The rebaptism question, whether one must believe that baptism is for salvation (“for the remission of sins”) in order to be scripturally baptized, was one of the significant issues in the division and in the court trial. Some were refusing to admit into membership those who had been previously immersed on faith in Christ. Elder R. M. Peace stated at the trial that “if one should present himself for membership in the church of which I am an elder, stating that he believed baptism to be because of the remission of sins, and not for an in order to the remission of sins, I would not regard him as a Christian” (Homan, p. 52). Peace explained that they “would receive persons baptized by preachers of other religious bodies, if they had been immersed for the remission of sins—that is, if they believed at the time of their baptism that baptism was for the remission of sins.” And though his lawyers were Baptists, Peace further remarked that “We do not recognize Baptists as Christians” (Homan, p. 50).
What becomes obvious in this trial is that the rebaptism issue was applied as a test of fellowship by Trott and others. Under cross-examination, Trott made this very clear as the extended quote below demonstrates (Homan, pp. 54-55).
I belong to the Church of Christ. I do not belong to the Christian Church…I would not hold membership in a church were such things are practiced music, missionary societies, conventions, etc. I regard all who engage in such things as in sin. I agree with what is called the Firm Foundation faction…..It is the view of those called the Firm Foundation faction that no one has been scripturally baptized unless he understood at the time of his baptism that baptism is for, that is in order to, the remission of sins. They do not regard as Christians those who did not so understand and believe at the time of their baptism…I do not regard Baptists, Methodists or Presbyterians as Christians, because they have not been immersed for the remission of sins—that is, with the understanding on their part that baptism is for the remission of sins. Should I find persons holding membership in the church who did not believe at the time of their baptism that baptism is for the remission of sins, I would insist upon withdrawing from them—that is, excluding them from the church. It is a fact that I found three such persons in the church at Rising Star, Texas, where I preached, and I advised the church to exclude them, and they were excluded on the sole ground that at the time of their baptism they did not believe that baptism is for the remission of sins.

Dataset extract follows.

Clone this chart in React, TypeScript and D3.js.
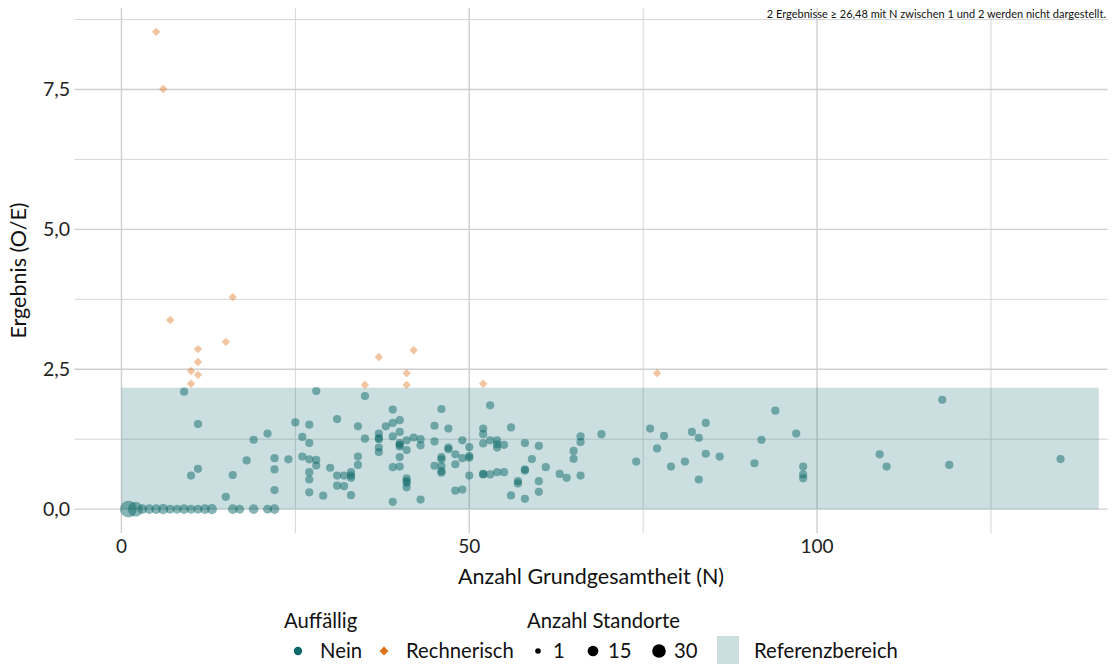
import React from "react";
import * as d3 from "d3";

// ---- Data ----
const neinN = [1, 2, 3, 4, 5, 6, 7, 8, 9, 10, 11, 12, 13, 16, 17, 19, 21, 22,
  9, 11, 11, 10, 15, 16, 18, 19, 21, 22, 22, 22,
  24, 25, 26, 26, 27, 27, 27, 27, 27, 27, 28, 28, 28, 29, 30, 31, 31, 31, 32, 32, 33, 33, 33, 33, 34, 34, 34, 35, 35,
  37, 37, 37, 37, 37, 38, 39, 39, 39, 39, 39, 40, 40, 40, 40, 40, 40, 40, 41, 41, 41, 41, 41, 41, 42, 43, 43, 43,
  45, 45, 45, 46, 46, 46, 46, 46, 46, 47, 47, 47, 48, 48, 48, 49, 49, 49, 50, 50, 50, 50,
  52, 52, 52, 52, 52, 53, 53, 53, 54, 54, 54, 54, 55, 55, 56, 56, 57, 57, 58, 58, 58, 58, 59, 60, 60, 60, 61, 63, 64,
  65, 65, 66, 66, 66, 69, 74, 76, 77, 78, 79, 81, 82, 83, 83, 84, 84, 86, 91, 92, 94, 97, 98, 98, 98,
  109, 110, 118, 119, 135];
const neinValue = [0, 0, 0, 0, 0, 0, 0, 0, 0, 0, 0, 0, 0, 0, 0, 0, 0, 0,
  2.10, 1.52, 0.72, 0.60, 0.22, 0.61, 0.87, 1.24, 1.35, 0.91, 0.71, 0.34,
  0.89, 1.55, 1.29, 0.94, 1.51, 1.18, 0.89, 0.66, 0.53, 0.30, 2.11, 0.88, 0.78, 0.24, 0.74, 1.61, 0.60, 0.42, 0.60, 0.41, 0.66, 0.60, 0.56, 0.25, 1.48, 0.94, 0.79, 2.02, 1.26,
  1.35, 1.27, 1.25, 1.10, 1.02, 1.48, 1.78, 1.54, 1.30, 0.75, 0.13, 1.59, 1.38, 1.18, 1.15, 1.12, 0.93, 0.76, 1.23, 1.055, 0.55, 0.50, 0.47, 0.39, 1.28, 1.25, 1.14, 0.17,
  1.49, 1.21, 0.775, 1.79, 0.93, 0.89, 0.77, 0.68, 0.65, 1.44, 1.10, 1.07, 0.98, 0.80, 0.33, 1.23, 0.91, 0.35, 1.11, 0.95, 0.92, 0.60,
  1.44, 1.34, 1.175, 0.63, 0.62, 1.855, 1.23, 0.62, 1.23, 1.16, 1.10, 0.66, 1.15, 0.66, 1.46, 0.245, 0.50, 0.46, 1.18, 0.71, 0.69, 0.185, 0.895, 1.13, 0.50, 0.31, 0.75, 0.63, 0.56,
  1.04, 0.90, 1.30, 1.20, 0.60, 1.34, 0.85, 1.44, 1.085, 1.31, 0.76, 0.85, 1.38, 1.275, 0.53, 1.54, 0.99, 0.94, 0.82, 1.24, 1.76, 1.35, 0.76, 0.62, 0.55,
  0.98, 0.76, 1.955, 0.79, 0.895];
const neinStandorte = [30, 20, 3, 3, 3, 4, 2, 2, 3, 2, 2, 3, 4, 3, 2, 3, 2, 3];

const rechN = [5, 6, 7, 16, 15, 11, 11, 11, 10, 10, 37, 42, 41, 41, 35, 52, 77];
const rechValue = [8.53, 7.51, 3.38, 3.79, 2.99, 2.86, 2.63, 2.40, 2.47, 2.24, 2.72, 2.84, 2.43, 2.22, 2.22, 2.24, 2.43];

const referenzN = [0, 140.5];
const referenzValue = [0, 2.17];

const xMajorTicks = [0, 50, 100];
const xMinorTicks = [25, 75, 125];
const yMajorTicks = [0, 2.5, 5, 7.5];
const yMinorTicks = [1.25, 3.75, 6.25, 8.75];
const legendSizes = [1, 15, 30];

const note = "2 Ergebnisse \u2265 26,48 mit N zwischen 1 und 2 werden nicht dargestellt.";

const TEAL = "#0f6969";
const ORANGE = "#e0731a";
const FONT = "Lato, 'Open Sans', sans-serif";

export default function App() {
  const W = 1112, H = 664;
  const panel = { left: 74.5, right: 1107.5, top: 8, bottom: 533 };
  const xData = [0, 135];
  const xPad = (xData[1] - xData[0]) * 0.05;
  const yData = [0, 8.53];
  const yPad = (yData[1] - yData[0]) * 0.05;
  const x = d3.scaleLinear().domain([xData[0] - xPad, xData[1] + xPad]).range([panel.left, panel.right]);
  const y = d3.scaleLinear().domain([yData[0] - yPad, yData[1] + yPad]).range([panel.bottom, panel.top]);
  const r = d3.scaleSqrt().domain([1, 30]).range([4.1, 8.4]);
  const rLegend = d3.scaleSqrt().domain([1, 30]).range([2.8, 6.8]);
  const fmt = d3.formatLocale({ decimal: ",", thousands: ".", grouping: [3], currency: ["", "€"] }).format(".1f");

  const nein = neinN.map((n, i) => ({ n, v: neinValue[i], s: neinStandorte[i] ?? 1 }));
  const rech = rechN.map((n, i) => ({ n, v: rechValue[i] }));
  const diamond = (cx: number, cy: number, h: number) => `M${cx},${cy - h}L${cx + h},${cy}L${cx},${cy + h}L${cx - h},${cy}Z`;

  const gridColor = "#d6d6d6";
  const legY = 651;
  const legFont = 20.3;

  return (
    <svg width={W} height={H} style={{ position: "absolute", left: 0, top: 0 }} fontFamily={FONT}>
      <rect x={0} y={0} width={W} height={H} fill="white" />
      {/* grid */}
      {yMinorTicks.map((t) => (
        <line key={"ym" + t} x1={panel.left} x2={panel.right} y1={y(t)} y2={y(t)} stroke={gridColor} strokeWidth={1} />
      ))}
      {xMinorTicks.map((t) => (
        <line key={"xm" + t} y1={panel.top} y2={panel.bottom} x1={x(t)} x2={x(t)} stroke={gridColor} strokeWidth={1} />
      ))}
      {yMajorTicks.map((t) => (
        <line key={"yM" + t} x1={panel.left} x2={panel.right} y1={y(t)} y2={y(t)} stroke="#cfcfcf" strokeWidth={1.4} />
      ))}
      {xMajorTicks.map((t) => (
        <line key={"xM" + t} y1={panel.top} y2={panel.bottom} x1={x(t)} x2={x(t)} stroke="#cfcfcf" strokeWidth={1.4} />
      ))}
      {/* reference range */}
      <rect x={x(referenzN[0])} width={x(referenzN[1]) - x(referenzN[0])} y={y(referenzValue[1])}
        height={y(referenzValue[0]) - y(referenzValue[1])} fill="rgb(24,112,116)" fillOpacity={0.225} />
      {/* points */}
      {nein.map((d, i) => (
        <circle key={"n" + i} cx={x(d.n)} cy={y(d.v)} r={r(d.s)} fill={TEAL} fillOpacity={0.5} />
      ))}
      {rech.map((d, i) => (
        <path key={"r" + i} d={diamond(x(d.n), y(d.v), 4.2)} fill={ORANGE} fillOpacity={0.42} />
      ))}
      {/* axis labels */}
      {yMajorTicks.map((t) => (
        <text key={"yl" + t} x={70} y={y(t)} dy="0.35em" textAnchor="end" fontSize={19.5} fill="#222">{fmt(t)}</text>
      ))}
      {xMajorTicks.map((t) => (
        <text key={"xl" + t} x={x(t)} y={553} textAnchor="middle" fontSize={19} fill="#222">{t}</text>
      ))}
      <text x={(panel.left + panel.right) / 2} y={584} textAnchor="middle" fontSize={21.5} fill="#111">Anzahl Grundgesamtheit (N)</text>
      <text transform={`translate(26,${(panel.top + panel.bottom) / 2}) rotate(-90)`} textAnchor="middle" fontSize={21.5} fill="#111">Ergebnis (O/E)</text>
      <text x={1106} y={18} textAnchor="end" fontSize={11} fill="#111">{note}</text>
      {/* legend */}
      <text x={284} y={628} fontSize={legFont} fill="#111">Auffällig</text>
      <circle cx={298} cy={legY} r={4.2} fill={TEAL} />
      <text x={320} y={658} fontSize={legFont} fill="#111">Nein</text>
      <path d={diamond(384, legY, 4.5)} fill={ORANGE} />
      <text x={406} y={658} fontSize={legFont} fill="#111">Rechnerisch</text>
      <text x={527} y={628} fontSize={legFont} fill="#111">Anzahl Standorte</text>
      {legendSizes.map((s, i) => {
        const cx = [538, 593, 659][i];
        return (
          <g key={"ls" + s}>
            <circle cx={cx} cy={legY} r={rLegend(s)} fill="black" />
            <text x={cx + 15} y={658} fontSize={legFont} fill="#111">{s}</text>
          </g>
        );
      })}
      <rect x={717} y={636} width={22} height={30} fill="rgb(24,112,116)" fillOpacity={0.225} />
      <text x={754} y={658} fontSize={legFont} fill="#111">Referenzbereich</text>
    </svg>
  );
}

Trott locked the doors of the building against the progressives partly because they would admit people to the church whom he did not believe were Christians and partly because they supported a visiting Christian Church evangelist, B. B. Sanders, in a recent revival. Up to that point, the church had not used the organ or participated as a corporate body in the conventions and societies, though some members did as individuals (for which they were rebuked but not excluded). The court case was largely argued in reference to the rebaptism question, though other issues were present and the practice of the “innovations” quickly emerged after the division of the church into two groups.
Historically, this points to the intense convictions held by some on the rebaptism question and their divisive—even sectarian—nature. Were David Lipscomb and Trott to serve the same congregation as elders, the church would divide because Lipscomb would admit those immersed upon faith in Jesus whereas Trott could not hold membership in a congregation that did such.
Rebaptism was a fellowship issue in the divisive discussions between what became the Churches of Christ and the Disciples of Christ or Christian Church in Texas. It was not a divisive issue between those two groups in Tennessee.